Defending Israel’s conduct during the Gaza war, Deputy Foreign Minister Tzipi Hotovely said, “The State of Israel and the IDF scrupulously abide by the highest standards of international law. The measures Israel took during the Gaza Conflict to protect the lives of Israeli and Palestinian civilians are without parallel among other military forces. From the outset, the purpose of this report was to vilify the State of Israel and the IDF, with the ultimate aim of undermining Israel’s right to defend its citizens from attack. [The Human Rights Council] has completely discredited itself through its obsessive and prejudicial preoccupation with Israel, while turning a blind eye to genuine violations of human rights around the world.”

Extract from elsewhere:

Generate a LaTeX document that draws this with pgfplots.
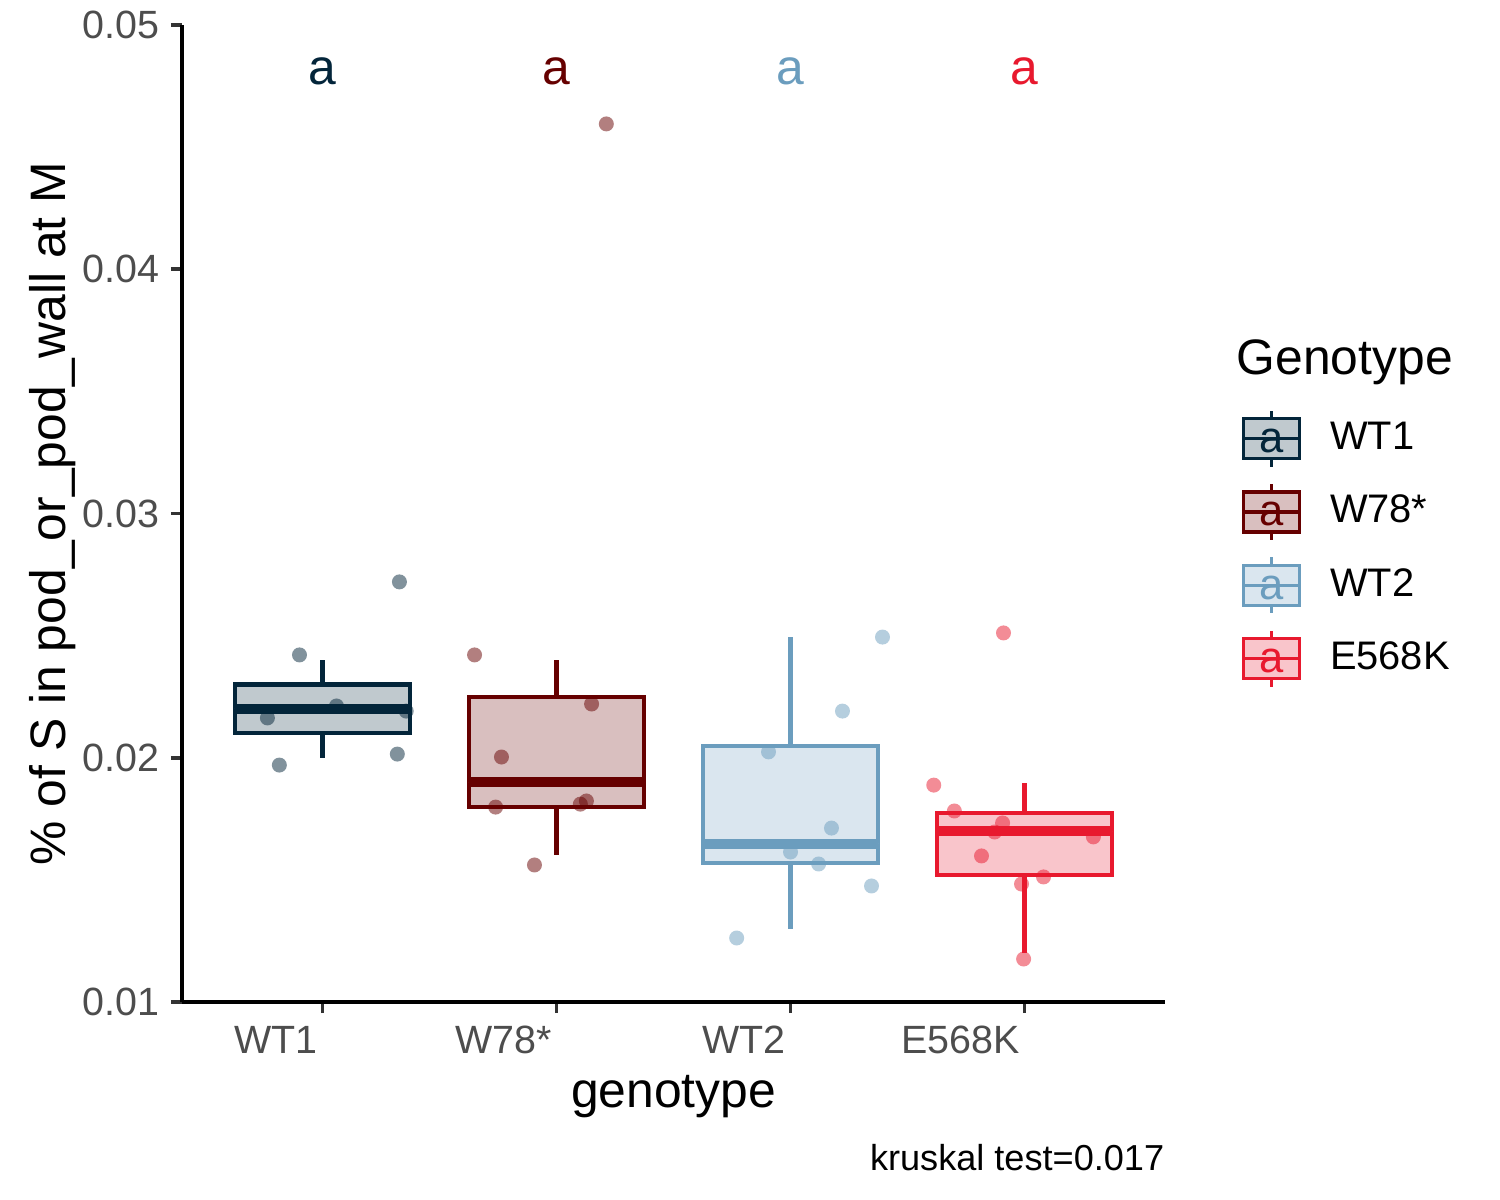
\documentclass[border=0pt]{standalone}
\usepackage{fontspec}
\setmainfont{Liberation Sans}
\usepackage{pgfplots}
\pgfplotsset{compat=1.18}
\usepgfplotslibrary{statistics}
\definecolor{c1}{HTML}{03253A}
\definecolor{c2}{HTML}{660000}
\definecolor{c3}{HTML}{6B9DBE}
\definecolor{c4}{HTML}{E8192E}
\definecolor{tickgray}{HTML}{4D4D4D}
\newcommand{\keyimg}[1]{%
  \addlegendimage{legend image code/.code={
    \draw[#1, fill=#1!25, line width=0.8bp] (0bp,-4.8bp) rectangle (13.44bp,4.8bp);
    \draw[#1, line width=0.8bp] (0bp,0bp) -- (13.44bp,0bp);
    \draw[#1, line width=0.8bp] (6.72bp,4.8bp) -- (6.72bp,6.72bp);
    \draw[#1, line width=0.8bp] (6.72bp,-4.8bp) -- (6.72bp,-6.72bp);
    \node[text=#1, inner sep=0pt, anchor=center, font=\fontsize{10.5}{12}\selectfont] at (6.72bp,-1.3bp) {a};
  }}}
\pgfplotsset{
  boxplot/every box/.style={/tikz/line width=1bp},
  boxplot/every whisker/.style={/tikz/line width=1bp},
  boxplot/every median/.style={/tikz/line width=2.3bp},
  mybox/.style={forget plot, draw=#1, fill=#1!25, /tikz/line width=1bp},
  mypts/.style={forget plot, only marks, mark=*, mark size=1.8bp, color=#1,
    mark options={draw opacity=0, fill=#1, fill opacity=0.5}},
}
\begin{document}
\begin{tikzpicture}
\useasboundingbox (0,0) rectangle (360bp,288bp);
\begin{axis}[
  at={(43.68bp,47.52bp)}, anchor=south west,
  scale only axis, width=235.92bp, height=234.48bp,
  xmin=0.4, xmax=4.6, ymin=0.01, ymax=0.05,
  axis x line*=bottom, axis y line*=left,
  axis line style={-, line width=0.85bp, black},
  xtick={1,2,3,4}, xticklabels={WT1,W78*,WT2,E568K},
  ytick={0.01,0.02,0.03,0.04,0.05}, yticklabels={0.01,0.02,0.03,0.04,0.05},
  tick align=outside, major tick length=2.64bp,
  tick style={line width=0.85bp, color=black!80},
  xticklabel style={anchor=north east, inner sep=0pt, xshift=-1.0bp, yshift=-2.9bp, text=tickgray, font=\fontsize{9.5}{11}\selectfont},
  yticklabel style={anchor=east, inner sep=0pt, xshift=-2.6bp, text=tickgray, font=\fontsize{9.5}{11}\selectfont},
  clip=false,
  every axis plot/.append style={line width=1bp},
  legend style={at={(1.0783,0.607)}, anchor=north west, draw=none, fill=none,
    inner sep=0pt, outer sep=0pt, row sep=3.36bp,
    font=\fontsize{9.6}{11}\selectfont, nodes={inner sep=0pt},
    /tikz/every odd column/.append style={column sep=6.9bp}},
  legend cell align=left,
  boxplot/draw direction=y,
]
\keyimg{c1}\addlegendentry{WT1}
\keyimg{c2}\addlegendentry{W78*}
\keyimg{c3}\addlegendentry{WT2}
\keyimg{c4}\addlegendentry{E568K}

\addplot[mybox=c1, boxplot prepared={lower whisker=0.0200, lower quartile=0.0210, median=0.0220, upper quartile=0.0230, upper whisker=0.0240, draw position=1, box extend=0.75, whisker extend=0}] coordinates {};
\addplot[mybox=c2, boxplot prepared={lower whisker=0.0160, lower quartile=0.0180, median=0.0190, upper quartile=0.02249, upper whisker=0.0240, draw position=2, box extend=0.75, whisker extend=0}] coordinates {};
\addplot[mybox=c3, boxplot prepared={lower whisker=0.0130, lower quartile=0.01569, median=0.01647, upper quartile=0.02048, upper whisker=0.02494, draw position=3, box extend=0.75, whisker extend=0}] coordinates {};
\addplot[mybox=c4, boxplot prepared={lower whisker=0.0120, lower quartile=0.0152, median=0.0170, upper quartile=0.01774, upper whisker=0.01897, draw position=4, box extend=0.75, whisker extend=0}] coordinates {};

\addplot[mypts=c1] coordinates {
(0.765,0.02163) (0.816,0.0197) (0.902,0.02421) (1.06,0.02212) (1.329,0.0272) (1.32,0.02015) (1.358,0.02191)};
\addplot[mypts=c2] coordinates {
(1.65,0.02421) (1.765,0.02003) (1.74,0.01798) (2.15,0.0222) (2.128,0.01823) (2.102,0.0181) (1.906,0.01561) (2.213,0.04595)};
\addplot[mypts=c3] coordinates {
(3.393,0.02494) (3.222,0.02191) (2.906,0.02024) (3.175,0.01712) (3.0,0.01614) (3.12,0.01565) (3.346,0.01475) (2.77,0.01262)};
\addplot[mypts=c4] coordinates {
(3.91,0.02511) (3.612,0.01888) (3.70,0.01782) (3.906,0.01733) (3.872,0.01696) (4.294,0.01676) (3.816,0.01598) (4.081,0.01512) (3.987,0.01483) (3.996,0.01176)};

\node[anchor=base, inner sep=0pt, text=c1, font=\fontsize{12}{14}\selectfont] at (axis cs:1,0.04755) {a};
\node[anchor=base, inner sep=0pt, text=c2, font=\fontsize{12}{14}\selectfont] at (axis cs:2,0.04755) {a};
\node[anchor=base, inner sep=0pt, text=c3, font=\fontsize{12}{14}\selectfont] at (axis cs:3,0.04755) {a};
\node[anchor=base, inner sep=0pt, text=c4, font=\fontsize{12}{14}\selectfont] at (axis cs:4,0.04755) {a};
\end{axis}
\node[anchor=base, inner sep=0pt, font=\fontsize{12}{14}\selectfont] at (161.64bp,22.32bp) {genotype};
\node[anchor=base, inner sep=0pt, rotate=90, font=\fontsize{12}{14}\selectfont] at (15.6bp,164.76bp) {\% of S in pod\_or\_pod\_wall at M};
\node[anchor=base west, inner sep=0pt, font=\fontsize{12}{14}\selectfont] at (296.64bp,198bp) {Genotype};
\node[anchor=base east, inner sep=0pt, font=\fontsize{8.7}{10}\selectfont] at (279.6bp,7.2bp) {kruskal test=0.017};
\end{tikzpicture}
\end{document}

While Hotovely’s statement reflected the comments and statements made by multiple Israeli Officials, including Prime Minister Netanyahu, former IDF attorney Col. (Res.) Pnina Sharvit-Baruch offered a different perspective. During an interview with Al-Monitor she said her “general impression [was] that the members of the commission tried to be balanced … [and] … the report was written very cautiously, and that the materials that it contains cannot be used to prepare a criminal indictment.” Sarvit-Baruch also said she didn’t “think that there was an anti-Israel agenda. Nevertheless, the commission received its mandate from the United Nations Human Rights Council, which is clearly an anti-Israeli body. As a result, this is not a positive report, as far as Israel is concerned.”
Mary McGowan Davis, the head of the UNHRC Commission of Inquiry on the Gaza war, said the report was “even-handed” and rejected claims made by Netanyahu and others that the report was biased. She also told Israel’s Channel 2 that “the commission was correct in treating the Israel Defense Forces and Hamas as bound by ‘the same principles’ of the laws of war.”
United States State Department Spokesman John Kirby told reporters that the US “challenge[s] the very foundation upon which this report was written” and opposes any UN Security Council (UNSC) consideration of the UNHRC report on the Gaza War.
While Hamas issued a response to the UNHRC report on its website calling for the prosecution of Israeli leaders, the response made no mention of the report’s accusations against Hamas.
The Palestinian Authority followed the release of the UNHRC Gaza war report with the filing of documents on Thursday in the International Criminal Court. Included in the documents are data on damage caused by the Gaza war, settlement construction in the last year and Israel’s administrative detention of Palestinian prisoners.